A pipeline for adaptive bitrate video encoding

I’ve been working on something unusual lately, namely, building a pipeline for encoding video files into formats suitable for HTTP Live Streaming. The actual job of encoding into different formats at different bit rates and resolutions is done using a combination of ffmpeg and x264. To me, the interesting part lies in how we have tried to speed up the process, using the venerable Map-Reduce approach. Before I dive into the details, here’s a quick review of the basic idea of HLS.

Put very simply, adaptive streaming serves video content in multiple qualities, allowing the streaming client choice in selecting which quality to use depending upon the bandwidth constraint on the consumer side. This choice is not a one-time choice, depending upon the encode cut duration, the client can switch to higher or lower resolutions dynamically throughout the entire playback of the video stream.
How is this accomplished?

Assume that you slice up a video into mulitple segments. Each of these segments can be as long or as short as you want; for argument’s sake, I shall assume that every segment lasts 10 seconds. Now, encode each of these segments at different levels of quality, say a low bit rate for mobile consumption, a high quality one for fat broadband connections, etc. What you ultimately get is many versions of each segment of video, each version of a different quality.
What you ultimately publish on your server is essentially a list of the names of these segments. This is the playlist for a video encoded with adaptive streaming. When the client asks you to open a network stream, the URL you put in is that of the playlist. The situation then looks something like this.

The client ends up retrieving a master playlist which links to the quality-specific playlists that you see in the picture above. That’s more or less the general idea.
One thing to note is that even though the stream is served in segments, the segments themselves do not have to necessarily be separate files. In fact, Microsoft’s take on adaptive streaming involves internally fragmenting a video file to generate a single .ismv file per quality. This .ismv file is internally fragmented, so even though it’s a single file in the filesystem, its content is served in segments.
That is how we’ve chosen to serve these files. CodeShop has a tool called mp4split which generates these .ismv files. It can also generate playlists in different formats; for example, Apple’s .m3u8 format, Silverlight’s .ismc format and Flash’s .f4v format.
Of course, simply having these files isn’t enough, since the the segments ‘reside’ inside the single .ismv file. The server needs to recognise requests for segments and extract those segments.
For this purpose, we’ve used CodeShop’s Nginx module for serving these files; see here and here.

So we wanted to implement this. The only issue is that for a large video file, encoding takes a very long time. Encoding is a parallelisable task; you can partition a file into small segments and encode them independently. This is how our pipeline looks like:

Transcode Stage:This stage essentially transcodes the video from its original format (.avi/.mov, etc.) into an MP4 format using H264 and AAC encodings for video and audio, respectively. This is done using the x264 utility.

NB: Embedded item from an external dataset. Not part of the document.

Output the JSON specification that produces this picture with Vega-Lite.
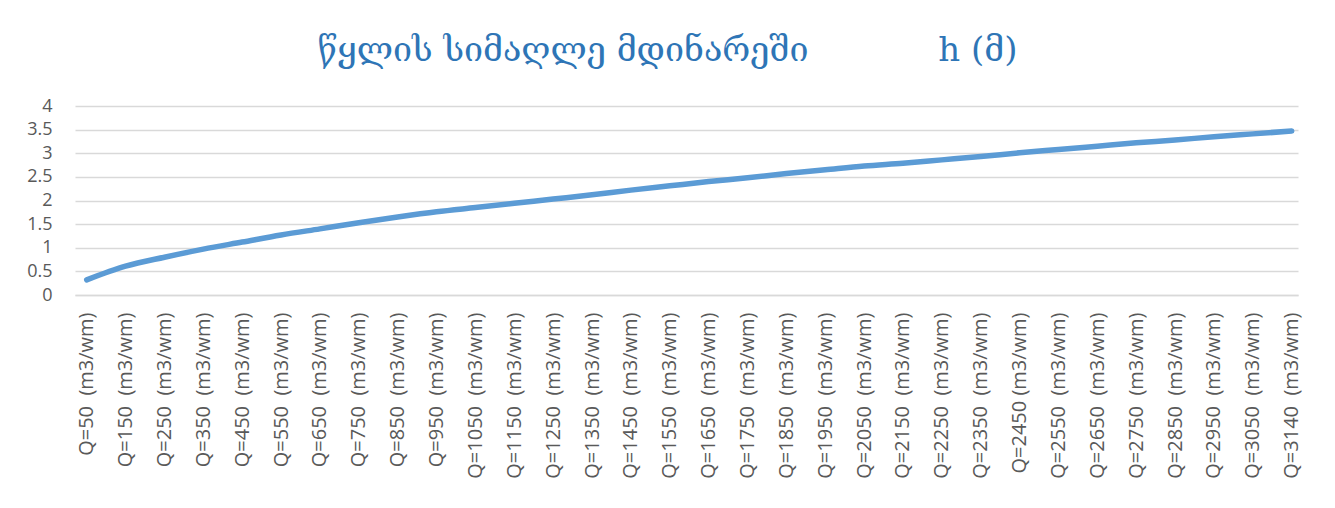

Split Stage:This splits the MP4 video into 2-second segments, and generates information which will be used by the adaptive streaming encoding processes to determine which quality to encode to.

Encode Stage:This is where the parallelism comes in. Basically, multiple daemons pick up assignments from a (Starling) queue, and encode the segments at the desired qualities, this is one daemon per segment per encoding level (quality).

Merge Stage:This is where the encoded segments are joined back to form a single .mp4 video file per encoding level.

Fragment and Generate Playlist:The video files are internally fragmented using mp4split, and the playlist files are generated.